> [Short exercise]:
Copy every line, exactly and only, from the line containing "Output the Python" to the line containing "saturation=1, ax=ax)", both lines included.

> [Data in this exercise]:
>> BEGIN

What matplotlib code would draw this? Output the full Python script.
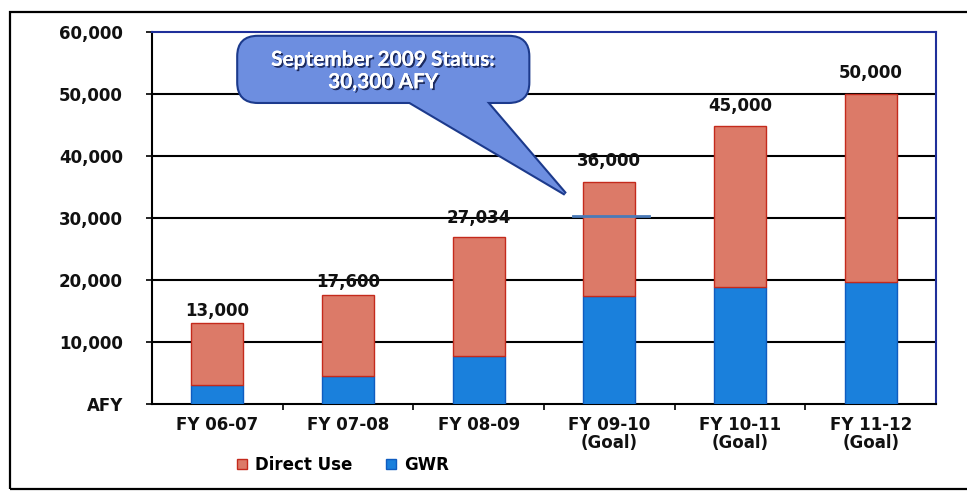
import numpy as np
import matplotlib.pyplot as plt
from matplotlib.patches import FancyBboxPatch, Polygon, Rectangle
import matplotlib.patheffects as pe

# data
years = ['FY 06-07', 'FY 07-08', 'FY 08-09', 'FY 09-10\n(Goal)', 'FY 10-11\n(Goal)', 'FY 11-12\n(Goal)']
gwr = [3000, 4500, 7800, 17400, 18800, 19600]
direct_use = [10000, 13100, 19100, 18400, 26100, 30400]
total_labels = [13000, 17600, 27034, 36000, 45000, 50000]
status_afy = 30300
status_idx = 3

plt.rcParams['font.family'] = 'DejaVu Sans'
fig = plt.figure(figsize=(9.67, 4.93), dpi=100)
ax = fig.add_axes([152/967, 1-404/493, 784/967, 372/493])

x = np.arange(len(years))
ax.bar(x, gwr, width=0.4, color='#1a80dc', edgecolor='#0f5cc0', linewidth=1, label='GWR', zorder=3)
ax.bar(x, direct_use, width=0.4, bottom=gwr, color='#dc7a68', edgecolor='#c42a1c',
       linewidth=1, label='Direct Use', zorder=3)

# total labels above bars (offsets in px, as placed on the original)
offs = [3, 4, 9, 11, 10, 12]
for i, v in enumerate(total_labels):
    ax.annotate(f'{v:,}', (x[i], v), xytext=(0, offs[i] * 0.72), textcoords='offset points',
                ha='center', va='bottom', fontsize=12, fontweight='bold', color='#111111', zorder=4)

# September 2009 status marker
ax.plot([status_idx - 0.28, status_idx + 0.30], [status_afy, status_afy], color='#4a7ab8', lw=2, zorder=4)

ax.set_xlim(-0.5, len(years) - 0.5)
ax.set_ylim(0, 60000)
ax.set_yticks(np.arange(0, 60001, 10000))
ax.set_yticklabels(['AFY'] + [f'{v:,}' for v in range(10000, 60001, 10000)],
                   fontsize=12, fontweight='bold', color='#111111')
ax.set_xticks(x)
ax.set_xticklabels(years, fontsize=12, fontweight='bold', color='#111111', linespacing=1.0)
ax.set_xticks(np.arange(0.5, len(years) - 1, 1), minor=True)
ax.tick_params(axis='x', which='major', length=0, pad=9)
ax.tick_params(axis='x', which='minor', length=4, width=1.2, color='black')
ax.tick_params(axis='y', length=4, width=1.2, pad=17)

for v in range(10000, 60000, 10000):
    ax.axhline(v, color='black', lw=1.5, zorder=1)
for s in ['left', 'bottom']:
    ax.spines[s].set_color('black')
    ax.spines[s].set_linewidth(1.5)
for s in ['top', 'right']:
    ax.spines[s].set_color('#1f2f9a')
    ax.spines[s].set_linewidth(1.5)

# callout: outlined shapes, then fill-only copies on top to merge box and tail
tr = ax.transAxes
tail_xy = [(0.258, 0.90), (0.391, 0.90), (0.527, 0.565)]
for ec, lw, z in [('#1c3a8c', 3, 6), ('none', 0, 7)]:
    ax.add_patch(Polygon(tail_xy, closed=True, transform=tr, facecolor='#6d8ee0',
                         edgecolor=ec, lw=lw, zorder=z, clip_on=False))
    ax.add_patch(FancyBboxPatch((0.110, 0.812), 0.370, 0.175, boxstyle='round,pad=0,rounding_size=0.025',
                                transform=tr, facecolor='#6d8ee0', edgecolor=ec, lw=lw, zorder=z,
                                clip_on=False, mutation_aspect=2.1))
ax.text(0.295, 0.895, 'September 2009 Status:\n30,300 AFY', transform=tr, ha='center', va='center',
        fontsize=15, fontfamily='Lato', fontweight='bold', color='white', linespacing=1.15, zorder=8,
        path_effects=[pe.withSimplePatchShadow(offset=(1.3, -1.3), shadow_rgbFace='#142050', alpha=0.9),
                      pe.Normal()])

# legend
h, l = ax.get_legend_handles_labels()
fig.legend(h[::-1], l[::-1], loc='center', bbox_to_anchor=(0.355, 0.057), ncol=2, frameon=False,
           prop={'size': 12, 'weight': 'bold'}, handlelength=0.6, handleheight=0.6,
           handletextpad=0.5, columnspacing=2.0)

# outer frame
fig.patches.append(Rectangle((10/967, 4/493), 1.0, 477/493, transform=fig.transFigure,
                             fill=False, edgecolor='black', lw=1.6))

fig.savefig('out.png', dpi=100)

>> END
>> BEGIN

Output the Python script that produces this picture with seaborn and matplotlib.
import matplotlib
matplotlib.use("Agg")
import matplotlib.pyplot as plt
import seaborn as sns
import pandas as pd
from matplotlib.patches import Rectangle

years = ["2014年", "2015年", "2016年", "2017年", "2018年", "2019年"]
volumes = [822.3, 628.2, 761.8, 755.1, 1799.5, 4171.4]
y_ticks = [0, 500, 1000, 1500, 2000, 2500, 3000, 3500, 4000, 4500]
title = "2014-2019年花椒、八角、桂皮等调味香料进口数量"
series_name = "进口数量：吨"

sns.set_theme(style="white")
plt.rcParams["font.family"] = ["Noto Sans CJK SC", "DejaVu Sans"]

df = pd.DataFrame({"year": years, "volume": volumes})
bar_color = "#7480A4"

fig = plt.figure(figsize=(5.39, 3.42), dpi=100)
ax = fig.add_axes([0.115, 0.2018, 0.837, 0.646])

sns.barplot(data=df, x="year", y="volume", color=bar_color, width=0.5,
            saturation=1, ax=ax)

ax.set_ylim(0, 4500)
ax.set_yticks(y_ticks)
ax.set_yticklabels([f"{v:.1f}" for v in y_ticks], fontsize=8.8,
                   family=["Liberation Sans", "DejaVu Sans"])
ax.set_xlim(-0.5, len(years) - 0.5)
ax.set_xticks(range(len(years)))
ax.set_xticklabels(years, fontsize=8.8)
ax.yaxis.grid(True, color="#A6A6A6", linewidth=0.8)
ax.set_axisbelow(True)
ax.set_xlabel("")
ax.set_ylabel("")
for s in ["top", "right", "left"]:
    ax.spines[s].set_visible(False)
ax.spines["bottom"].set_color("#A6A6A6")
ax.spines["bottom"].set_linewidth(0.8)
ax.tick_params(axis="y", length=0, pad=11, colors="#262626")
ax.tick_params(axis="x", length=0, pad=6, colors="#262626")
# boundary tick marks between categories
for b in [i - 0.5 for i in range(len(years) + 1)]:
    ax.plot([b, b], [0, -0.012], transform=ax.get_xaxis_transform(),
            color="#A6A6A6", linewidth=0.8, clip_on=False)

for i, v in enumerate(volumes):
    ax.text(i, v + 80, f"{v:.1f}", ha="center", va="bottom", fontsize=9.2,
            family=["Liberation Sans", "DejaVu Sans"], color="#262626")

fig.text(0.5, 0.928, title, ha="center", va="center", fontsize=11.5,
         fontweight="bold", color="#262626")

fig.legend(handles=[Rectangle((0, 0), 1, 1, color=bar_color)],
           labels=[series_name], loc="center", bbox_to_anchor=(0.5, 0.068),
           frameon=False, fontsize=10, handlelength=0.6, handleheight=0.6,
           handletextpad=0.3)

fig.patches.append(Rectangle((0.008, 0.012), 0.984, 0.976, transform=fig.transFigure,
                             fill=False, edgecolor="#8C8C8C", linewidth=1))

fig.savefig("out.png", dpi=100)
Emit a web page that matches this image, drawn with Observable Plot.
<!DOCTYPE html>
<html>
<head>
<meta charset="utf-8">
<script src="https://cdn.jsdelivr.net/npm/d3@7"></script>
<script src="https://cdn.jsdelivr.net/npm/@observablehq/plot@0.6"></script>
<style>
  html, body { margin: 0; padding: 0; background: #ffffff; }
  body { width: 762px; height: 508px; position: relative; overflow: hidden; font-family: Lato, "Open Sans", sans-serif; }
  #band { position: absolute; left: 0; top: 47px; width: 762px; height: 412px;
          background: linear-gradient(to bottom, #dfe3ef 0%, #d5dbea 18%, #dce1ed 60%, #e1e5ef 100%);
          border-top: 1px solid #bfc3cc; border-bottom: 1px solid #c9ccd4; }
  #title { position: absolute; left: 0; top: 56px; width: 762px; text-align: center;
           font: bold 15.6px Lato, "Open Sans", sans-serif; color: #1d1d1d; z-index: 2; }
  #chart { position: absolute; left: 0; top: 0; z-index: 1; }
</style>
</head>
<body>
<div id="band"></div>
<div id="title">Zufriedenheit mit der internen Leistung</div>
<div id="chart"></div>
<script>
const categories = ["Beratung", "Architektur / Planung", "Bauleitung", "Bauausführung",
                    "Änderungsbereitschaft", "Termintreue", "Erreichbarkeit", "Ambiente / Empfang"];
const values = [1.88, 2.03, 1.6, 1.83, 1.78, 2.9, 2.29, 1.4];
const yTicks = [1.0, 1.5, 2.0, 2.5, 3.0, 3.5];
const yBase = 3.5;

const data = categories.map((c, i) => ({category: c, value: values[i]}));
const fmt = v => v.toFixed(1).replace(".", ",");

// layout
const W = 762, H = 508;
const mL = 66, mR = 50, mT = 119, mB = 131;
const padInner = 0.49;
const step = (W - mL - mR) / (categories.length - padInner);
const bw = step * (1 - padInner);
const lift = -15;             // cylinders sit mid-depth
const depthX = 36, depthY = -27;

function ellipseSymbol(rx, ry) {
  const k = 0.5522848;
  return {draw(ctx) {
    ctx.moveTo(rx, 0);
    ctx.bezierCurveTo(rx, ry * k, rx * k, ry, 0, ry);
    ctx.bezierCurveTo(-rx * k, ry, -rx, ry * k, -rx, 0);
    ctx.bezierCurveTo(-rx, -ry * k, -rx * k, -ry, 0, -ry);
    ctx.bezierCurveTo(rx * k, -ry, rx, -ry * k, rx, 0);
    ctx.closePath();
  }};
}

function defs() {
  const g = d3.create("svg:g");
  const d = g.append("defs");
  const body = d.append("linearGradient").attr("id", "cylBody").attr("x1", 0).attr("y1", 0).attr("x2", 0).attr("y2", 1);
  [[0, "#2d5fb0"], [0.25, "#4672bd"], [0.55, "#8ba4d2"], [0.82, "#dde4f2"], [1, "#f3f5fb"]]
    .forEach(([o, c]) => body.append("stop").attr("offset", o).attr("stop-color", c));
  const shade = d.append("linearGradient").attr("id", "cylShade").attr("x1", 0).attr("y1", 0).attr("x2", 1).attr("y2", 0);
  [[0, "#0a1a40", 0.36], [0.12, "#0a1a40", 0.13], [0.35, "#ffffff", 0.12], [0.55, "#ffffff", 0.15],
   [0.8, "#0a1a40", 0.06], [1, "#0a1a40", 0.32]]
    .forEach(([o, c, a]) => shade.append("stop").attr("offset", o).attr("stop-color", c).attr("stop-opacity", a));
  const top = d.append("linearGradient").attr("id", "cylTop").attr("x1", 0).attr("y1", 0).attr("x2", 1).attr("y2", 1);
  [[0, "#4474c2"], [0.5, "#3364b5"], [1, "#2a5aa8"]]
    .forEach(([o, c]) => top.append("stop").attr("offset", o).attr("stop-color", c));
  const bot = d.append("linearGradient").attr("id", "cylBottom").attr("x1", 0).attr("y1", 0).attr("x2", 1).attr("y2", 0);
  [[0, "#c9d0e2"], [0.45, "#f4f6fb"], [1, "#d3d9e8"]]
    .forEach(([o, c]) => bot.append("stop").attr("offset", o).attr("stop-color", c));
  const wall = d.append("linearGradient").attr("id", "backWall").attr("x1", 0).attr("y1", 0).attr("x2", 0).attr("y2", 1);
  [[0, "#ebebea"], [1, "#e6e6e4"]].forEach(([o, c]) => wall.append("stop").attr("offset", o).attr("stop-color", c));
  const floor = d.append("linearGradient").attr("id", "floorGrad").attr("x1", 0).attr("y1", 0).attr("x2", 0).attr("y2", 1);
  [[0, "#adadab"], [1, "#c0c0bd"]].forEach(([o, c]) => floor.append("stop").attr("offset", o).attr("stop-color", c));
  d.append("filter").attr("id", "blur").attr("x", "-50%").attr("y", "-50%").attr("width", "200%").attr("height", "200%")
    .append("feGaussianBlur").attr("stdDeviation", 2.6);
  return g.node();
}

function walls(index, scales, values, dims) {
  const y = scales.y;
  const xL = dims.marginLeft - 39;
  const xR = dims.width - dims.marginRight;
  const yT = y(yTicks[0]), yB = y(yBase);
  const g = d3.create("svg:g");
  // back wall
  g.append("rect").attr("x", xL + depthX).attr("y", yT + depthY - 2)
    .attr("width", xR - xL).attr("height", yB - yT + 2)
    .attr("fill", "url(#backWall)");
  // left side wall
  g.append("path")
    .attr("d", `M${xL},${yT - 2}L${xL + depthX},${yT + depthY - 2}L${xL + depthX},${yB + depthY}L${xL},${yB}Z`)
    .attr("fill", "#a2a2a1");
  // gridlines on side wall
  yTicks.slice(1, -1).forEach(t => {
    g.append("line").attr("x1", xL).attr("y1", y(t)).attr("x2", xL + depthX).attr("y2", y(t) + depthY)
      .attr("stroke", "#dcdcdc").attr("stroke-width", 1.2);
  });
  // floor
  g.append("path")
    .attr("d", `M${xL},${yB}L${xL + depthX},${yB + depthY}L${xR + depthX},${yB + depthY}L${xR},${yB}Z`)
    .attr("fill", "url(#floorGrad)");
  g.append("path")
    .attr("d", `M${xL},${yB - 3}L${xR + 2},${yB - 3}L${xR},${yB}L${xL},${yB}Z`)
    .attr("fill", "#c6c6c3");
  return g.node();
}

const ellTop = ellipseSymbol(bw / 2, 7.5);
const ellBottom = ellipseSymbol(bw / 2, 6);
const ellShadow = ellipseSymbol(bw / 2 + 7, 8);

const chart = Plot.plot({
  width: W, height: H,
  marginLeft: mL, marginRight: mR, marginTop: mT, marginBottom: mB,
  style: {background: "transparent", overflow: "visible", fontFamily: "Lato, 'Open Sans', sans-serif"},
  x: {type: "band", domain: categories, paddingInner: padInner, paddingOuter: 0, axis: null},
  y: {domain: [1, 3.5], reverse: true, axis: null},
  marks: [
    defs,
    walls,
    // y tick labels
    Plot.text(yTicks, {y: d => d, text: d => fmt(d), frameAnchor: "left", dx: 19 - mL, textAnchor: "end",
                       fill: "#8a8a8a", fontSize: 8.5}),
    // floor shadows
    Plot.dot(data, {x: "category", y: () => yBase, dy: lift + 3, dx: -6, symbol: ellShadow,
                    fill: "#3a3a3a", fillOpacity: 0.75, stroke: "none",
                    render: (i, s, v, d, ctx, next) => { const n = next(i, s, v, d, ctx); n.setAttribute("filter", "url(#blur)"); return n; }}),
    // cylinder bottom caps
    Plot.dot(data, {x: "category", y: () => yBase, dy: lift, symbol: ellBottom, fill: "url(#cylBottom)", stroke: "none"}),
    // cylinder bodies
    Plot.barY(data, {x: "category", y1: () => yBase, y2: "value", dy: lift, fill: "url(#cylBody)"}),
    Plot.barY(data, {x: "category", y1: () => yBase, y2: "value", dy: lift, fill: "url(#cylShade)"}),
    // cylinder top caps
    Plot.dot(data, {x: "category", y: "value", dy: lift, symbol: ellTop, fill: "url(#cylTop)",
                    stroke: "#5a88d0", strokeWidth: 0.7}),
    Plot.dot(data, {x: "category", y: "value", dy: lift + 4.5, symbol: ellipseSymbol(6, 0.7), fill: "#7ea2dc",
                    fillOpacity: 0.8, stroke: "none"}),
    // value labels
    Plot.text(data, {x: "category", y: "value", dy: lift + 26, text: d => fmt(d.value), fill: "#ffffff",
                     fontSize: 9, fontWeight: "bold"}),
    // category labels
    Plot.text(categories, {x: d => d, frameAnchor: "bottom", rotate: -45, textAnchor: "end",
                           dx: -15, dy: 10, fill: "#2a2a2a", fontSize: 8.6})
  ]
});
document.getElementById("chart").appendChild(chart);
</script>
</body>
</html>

>> END
>> BEGIN

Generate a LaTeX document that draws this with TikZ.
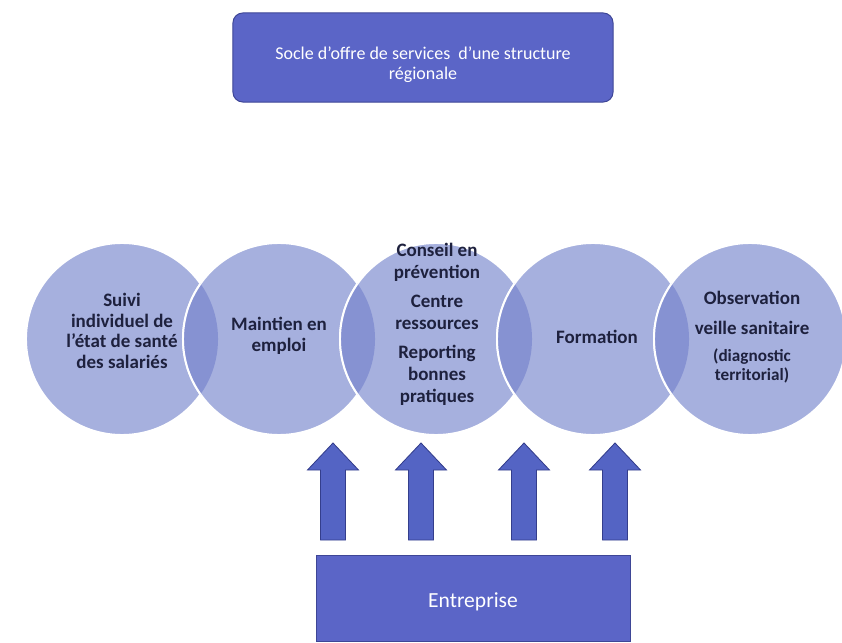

>> END

> [Problem solution]:
Output the Python script that produces this picture with seaborn and matplotlib.
import matplotlib
matplotlib.use("Agg")
import matplotlib.pyplot as plt
import seaborn as sns
import pandas as pd
from matplotlib.patches import Rectangle

years = ["2014年", "2015年", "2016年", "2017年", "2018年", "2019年"]
volumes = [822.3, 628.2, 761.8, 755.1, 1799.5, 4171.4]
y_ticks = [0, 500, 1000, 1500, 2000, 2500, 3000, 3500, 4000, 4500]
title = "2014-2019年花椒、八角、桂皮等调味香料进口数量"
series_name = "进口数量：吨"

sns.set_theme(style="white")
plt.rcParams["font.family"] = ["Noto Sans CJK SC", "DejaVu Sans"]

df = pd.DataFrame({"year": years, "volume": volumes})
bar_color = "#7480A4"

fig = plt.figure(figsize=(5.39, 3.42), dpi=100)
ax = fig.add_axes([0.115, 0.2018, 0.837, 0.646])

sns.barplot(data=df, x="year", y="volume", color=bar_color, width=0.5,
            saturation=1, ax=ax)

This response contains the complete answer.